What switches would you recommend? I was thinking about killing two birds with one stone by omitting the fuse and switch by using a breaker. But I'm not against it. Fuse then switch or other way around?

I think I was concerned about pushing 800w in 12v from the solar controller. I know it'll never actually get there so I went with 60amps, so you think I need to go with 4awg?





I'll take a deeper look tomorrow since the ATS should handle the job without the return.
For the 4AWG cable from the PD Charger to the pos distribution center you just need a 60A fuse like an ANL fuse or a Mega Fuse. I prefer the Mega fuses. The advantage of a circuit breaker is that you can easily disconnect that circuit with the switch. I don't see a need for that.

If you are asking about the battery cut-off switch and fuse combo, I would recommend the "Blue Sea" battery disconnect switch. There are cheaper switches but you really don't want cheap for that switch.
https://www.amazon.com/Blue-Sea-Syst...43&sr=8-6&th=1

That is a simple "ON/OFF" switch. It is not fused. You will want a 350A Mega fuse between the battery switch and the pos distribution center (busbar).
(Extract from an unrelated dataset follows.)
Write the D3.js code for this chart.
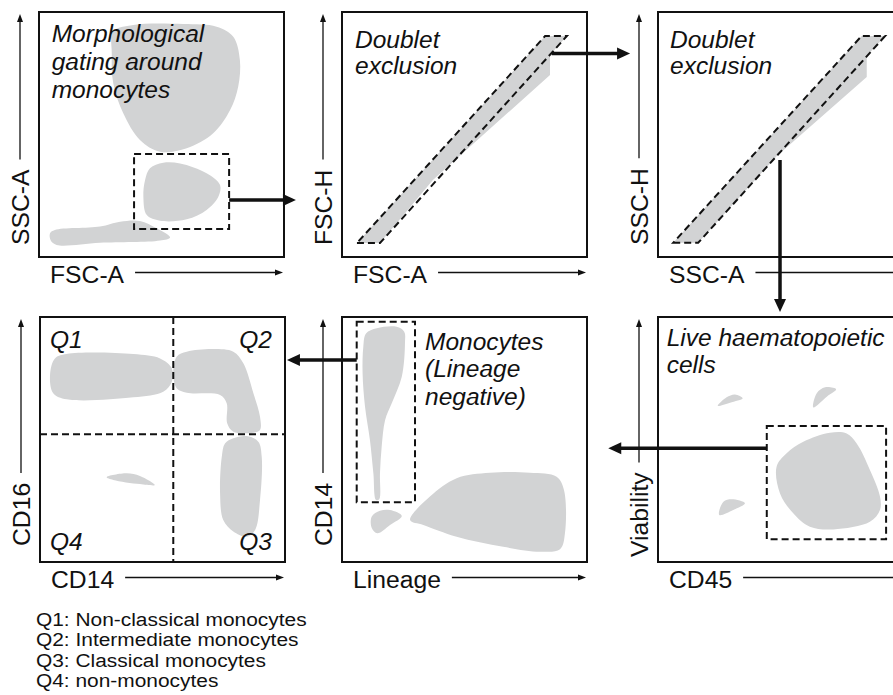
<!DOCTYPE html>
<html>
<head>
<meta charset="utf-8">
<script src="https://cdn.jsdelivr.net/npm/d3@7"></script>
<style>
  body { margin: 0; background: #fff; }
  svg { display: block; font-family: "Liberation Sans", Arial, sans-serif; }
</style>
</head>
<body>
<div id="chart"></div>
<script>
// ---- data (all shapes in axis units, 0-100 on both axes) ----
var xLabels = ["FSC-A", "FSC-A", "SSC-A", "CD14", "Lineage", "CD45"];
var yLabels = ["SSC-A", "FSC-H", "SSC-H", "CD16", "CD14", "Viability"];
var titles = [
  ["Morphological", "gating around", "monocytes"],
  ["Doublet", "exclusion"],
  ["Doublet", "exclusion"],
  [],
  ["Monocytes", "(Lineage", "negative)"],
  ["Live haematopoietic", "cells"]
];
var quadNames = ["Q1", "Q2", "Q3", "Q4"];
var legendItems = [
  "Q1: Non-classical monocytes",
  "Q2: Intermediate monocytes",
  "Q3: Classical monocytes",
  "Q4: non-monocytes"
];

// panel 1, FSC-A vs SSC-A
var granulocytes = [[30.3,92.0],[38.5,94.7],[58.9,95.1],[72.5,94.0],[79.3,89.9],[82.0,80.4],[81.3,69.5],
  [78.0,60.0],[71.1,50.5],[60.3,44.4],[49.4,43.0],[41.2,47.8],[34.4,58.7],[30.3,70.9],[29.7,83.1]];
var monocytes = [[45.3,36.2],[50.7,38.5],[57.6,38.2],[68.4,34.2],[73.9,29.4],[73.2,24.6],[68.4,19.2],
  [60.3,15.4],[49.4,14.8],[44.0,17.1],[42.6,24.6],[43.3,31.4]];
var debris = [[4.5,9.7],[6.5,11.0],[24.9,12.4],[33.1,14.4],[41.2,14.7],[48.0,11.7],[53.5,8.0],
  [49.4,6.7],[24.9,5.8],[7.2,4.9],[4.8,6.7]];
var morphGate = [[38.8,11.4],[77.6,42.0]];

// panels 2 and 3, area vs height
var fscSinglets = [[6.1,5.7],[82.9,90.2],[91.8,90.2],[84.9,82.4],[84.9,74.3],[37.1,31.4],[15.5,5.7]];
var fscGate = [[6.1,5.7],[15.5,5.7],[91.8,90.2],[82.9,90.2]];
var sscSinglets = [[6.2,5.8],[83.1,90.2],[92.7,90.2],[85.2,82.0],[85.2,73.5],[48.5,41.2],[16.4,5.8]];
var sscGate = [[6.2,5.8],[16.4,5.8],[92.7,90.2],[83.1,90.2]];

// panel 4, CD14 vs CD16
var q1Cells = [[4.1,76.3],[6.1,83.1],[10.9,84.9],[38.1,84.9],[49.0,83.1],[53.8,79.1],[53.8,73.6],
  [50.3,69.5],[38.1,67.2],[10.9,66.4],[5.4,68.9]];
var q2Cells = [[55.8,83.8],[59.9,85.8],[70.7,86.9],[78.9,85.8],[83.0,81.1],[87.1,68.9],[89.8,59.3],
  [89.8,53.9],[87.1,52.8],[78.9,53.2],[76.4,56.6],[76.2,64.8],[73.5,68.2],[59.9,69.1],[55.8,70.9],[54.4,77.0]];
var q3Cells = [[78.9,50.5],[84.4,51.4],[89.1,49.1],[90.5,43.0],[89.8,25.3],[87.8,13.1],[84.4,10.3],
  [78.9,12.4],[74.8,17.1],[73.5,28.0],[74.2,43.0],[75.5,48.4]];
var q4Cells = [[27.2,34.6],[35.4,36.2],[40.8,35.1],[46.9,31.4],[40.8,31.8],[29.9,33.5]];
var quadSplit = [54.4, 52.1];

// panel 5, Lineage vs CD14
var linNegative = [[9.8,93.3],[14.2,95.4],[22.3,96.0],[25.4,94.0],[25.7,89.3],[24.4,75.6],[20.3,64.8],
  [17.6,58.0],[16.2,47.1],[15.5,36.2],[15.2,25.6],[13.9,25.3],[12.8,36.2],[11.4,49.8],[9.4,63.4],
  [8.4,77.0],[8.7,87.9]];
var linDouble = [[12.1,18.5],[15.5,20.9],[19.6,21.2],[24.4,18.8],[19.6,15.1],[14.4,11.7],[12.2,13.8]];
var linPositive = [[27.8,17.1],[35.9,26.7],[46.8,34.2],[60.4,36.4],[76.7,36.4],[87.6,34.8],[90.6,29.4],
  [91.0,11.7],[89.0,5.2],[80.8,4.2],[65.8,6.2],[46.8,10.3],[33.2,15.1]];
var linGate = [[6.0,24.4],[29.8,98.1]];

// panel 6, CD45 vs Viability
var liveCells = [[48.4,38.9],[52.5,44.4],[59.3,49.1],[70.2,52.8],[77.0,52.5],[81.1,48.4],[86.5,37.6],
  [90.6,26.7],[90.6,21.2],[86.5,16.4],[71.6,13.3],[62.0,14.4],[55.2,19.9],[49.8,28.0]];
var deadA = [[24.4,63.7],[28.0,67.2],[31.4,68.4],[34.6,66.8],[29.4,65.0]];
var deadB = [[63.4,63.1],[64.8,68.9],[68.2,71.3],[72.7,70.5],[68.9,67.5]];
var deadC = [[25.0,19.2],[26.7,24.6],[30.1,25.6],[35.5,24.0],[30.7,21.2]];
var cd45Gate = [[44.4,9.3],[93.1,55.5]];

// gating flow between panels: [from panel, x, y, to panel, x, y] in axis units
var flows = [
  [0, 77.6, 23.3, 1, -18.8, 23.3],
  [1, 85.6, 83.1, 2, -11.4, 83.1],
  [2, 49.8, 39.6, 5, 49.8, 102.0],
  [5, 44.4, 46.4, 5, -20.3, 46.4],
  [4, 6.0, 82.4, 3, 100.8, 82.4]
];

// ---- layout ----
var W = 893, H = 695, size = 245;
var grey = "#d2d3d4", ink = "#111";
var titleSize = 24.5, labelSize = 24.7;
var panels = [
  {x: 39,  y: 12,  pops: [granulocytes, monocytes, debris], rects: [morphGate], polys: [], curve: true,
   tx: 12.7, ty: 29.5, tl: 28.3, yl: 12},
  {x: 342, y: 12,  pops: [fscSinglets], rects: [], polys: [fscGate], curve: false,
   tx: 13, ty: 36, tl: 26, yl: 12},
  {x: 658, y: 12,  pops: [sscSinglets], rects: [], polys: [sscGate], curve: false,
   tx: 12, ty: 36, tl: 26, yl: 12},
  {x: 40,  y: 317, pops: [q1Cells, q2Cells, q3Cells, q4Cells], rects: [], polys: [], curve: true, quad: quadSplit,
   tx: 0, ty: 0, tl: 0, yl: 16},
  {x: 342, y: 317, pops: [linNegative, linDouble, linPositive], rects: [linGate], polys: [], curve: true,
   tx: 83, ty: 32.5, tl: 27.5, yl: 16},
  {x: 658, y: 317, pops: [liveCells, deadA, deadB, deadC], rects: [cd45Gate], polys: [], curve: true,
   tx: 8.7, ty: 29, tl: 27, yl: 5}
];

var svg = d3.select("#chart").append("svg")
  .attr("width", W)
  .attr("height", H);

panels.forEach(function (p) {
  p.sx = d3.scaleLinear().domain([0, 100]).range([p.x, p.x + size]);
  p.sy = d3.scaleLinear().domain([0, 100]).range([p.y + size, p.y]);
});

// line with a filled triangular head at (x2,y2)
function head(g, x1, y1, x2, y2, len, half, sw) {
  var dx = x2 - x1, dy = y2 - y1, d = Math.sqrt(dx * dx + dy * dy);
  var ux = dx / d, uy = dy / d;
  var bx = x2 - ux * len, by = y2 - uy * len;
  g.append("line")
    .attr("x1", x1).attr("y1", y1)
    .attr("x2", x2 - ux * len * 0.6).attr("y2", y2 - uy * len * 0.6)
    .attr("stroke", ink).attr("stroke-width", sw);
  g.append("path")
    .attr("d", "M" + x2 + "," + y2 + "L" + (bx - uy * half) + "," + (by + ux * half) +
      "L" + (bx + uy * half) + "," + (by - ux * half) + "Z")
    .attr("fill", ink);
}

panels.forEach(function (p, i) {
  var g = svg.append("g").attr("class", "panel");
  var x = p.sx, y = p.sy;

  var blob = d3.line()
    .x(function (d) { return x(d[0]); })
    .y(function (d) { return y(d[1]); })
    .curve(p.curve ? d3.curveCatmullRomClosed.alpha(0.5) : d3.curveLinearClosed);
  var poly = d3.line()
    .x(function (d) { return x(d[0]); })
    .y(function (d) { return y(d[1]); })
    .curve(d3.curveLinearClosed);

  g.selectAll("path.pop")
    .data(p.pops)
    .enter().append("path")
    .attr("class", "pop")
    .attr("d", blob)
    .attr("fill", grey);

  // frame
  g.append("rect")
    .attr("x", x(0)).attr("y", y(100))
    .attr("width", x(100) - x(0)).attr("height", y(0) - y(100))
    .attr("fill", "none").attr("stroke", ink).attr("stroke-width", 2);

  // gates
  g.selectAll("rect.gate")
    .data(p.rects)
    .enter().append("rect")
    .attr("class", "gate")
    .attr("x", function (d) { return x(d[0][0]); })
    .attr("y", function (d) { return y(d[1][1]); })
    .attr("width", function (d) { return x(d[1][0]) - x(d[0][0]); })
    .attr("height", function (d) { return y(d[0][1]) - y(d[1][1]); })
    .attr("fill", "none").attr("stroke", ink)
    .attr("stroke-width", 2).attr("stroke-dasharray", "7,4");

  g.selectAll("path.gate")
    .data(p.polys)
    .enter().append("path")
    .attr("class", "gate")
    .attr("d", poly)
    .attr("fill", "none").attr("stroke", ink)
    .attr("stroke-width", 2).attr("stroke-dasharray", "7,4");

  if (p.quad) {
    g.append("line")
      .attr("x1", x(p.quad[0])).attr("x2", x(p.quad[0]))
      .attr("y1", y(100)).attr("y2", y(0))
      .attr("stroke", ink).attr("stroke-width", 2).attr("stroke-dasharray", "7,4");
    g.append("line")
      .attr("x1", x(0)).attr("x2", x(100))
      .attr("y1", y(p.quad[1])).attr("y2", y(p.quad[1]))
      .attr("stroke", ink).attr("stroke-width", 2).attr("stroke-dasharray", "7,4");
    g.selectAll("text.q")
      .data(quadNames)
      .enter().append("text")
      .attr("class", "q")
      .attr("x", function (d, k) { return (k === 0 || k === 3) ? x(0) + 10 : x(100) - 13; })
      .attr("y", function (d, k) { return k < 2 ? y(100) + 31 : y(0) - 12; })
      .attr("text-anchor", function (d, k) { return (k === 0 || k === 3) ? "start" : "end"; })
      .attr("font-size", titleSize).attr("font-style", "italic").attr("fill", ink)
      .text(function (d) { return d; });
  }

  // title
  g.selectAll("text.title")
    .data(titles[i])
    .enter().append("text")
    .attr("class", "title")
    .attr("x", x(0) + p.tx)
    .attr("y", function (d, k) { return y(100) + p.ty + k * p.tl; })
    .attr("font-size", titleSize).attr("font-style", "italic").attr("fill", ink)
    .text(function (d) { return d; });

  // x axis label + arrow
  var xl = g.append("text")
    .attr("x", x(0) + 11).attr("y", y(0) + 26)
    .attr("font-size", labelSize).attr("fill", ink)
    .text(xLabels[i]);
  var xw = xl.node().getComputedTextLength();
  head(g, x(0) + 11 + xw + 11, y(0) + 15.5, x(100) - 1, y(0) + 15.5, 8, 3, 1.3);

  // y axis label + arrow
  var ax = x(0) - 19;
  var yl = g.append("text")
    .attr("transform", "translate(" + (ax + 9) + "," + (y(0) - p.yl) + ") rotate(-90)")
    .attr("font-size", labelSize).attr("fill", ink)
    .text(yLabels[i]);
  var yw = yl.node().getComputedTextLength();
  head(g, ax, y(0) - p.yl - yw - 10, ax, y(100) + 2, 8, 3, 1.3);
});

// flow arrows
var fg = svg.append("g").attr("class", "flows");
flows.forEach(function (f) {
  var a = panels[f[0]], b = panels[f[3]];
  head(fg, a.sx(f[1]), a.sy(f[2]), b.sx(f[4]), b.sy(f[5]), 13, 6, 3.5);
});

// legend (type in the original is slightly wide, so stretch it a little)
svg.append("g").selectAll("text")
  .data(legendItems)
  .enter().append("text")
  .attr("transform", function (d, k) { return "translate(36," + (626 + k * 20.3) + ") scale(1.1,1)"; })
  .attr("font-size", 19).attr("fill", ink)
  .text(function (d) { return d; });
</script>
</body>
</html>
After you re-do your wiring diagram, we can discuss the rest, so that it doesn't get confusing. It just dawned on me what that 10AWG wire to that "20A" rectangular box is........ duh...... You need a pos & neg 10AWG wire from the respective distribution centers (busbars) to the 12V busbars in your power center. A 40A, inline fuse would be quite adequate. That's what the power center uses now, Just put a connector on one side of the inline fuse (to the busbar) and an inline connector to the long wire to the fuse panel.

Remember..... fuses protect wires. They are not intended to protect devices.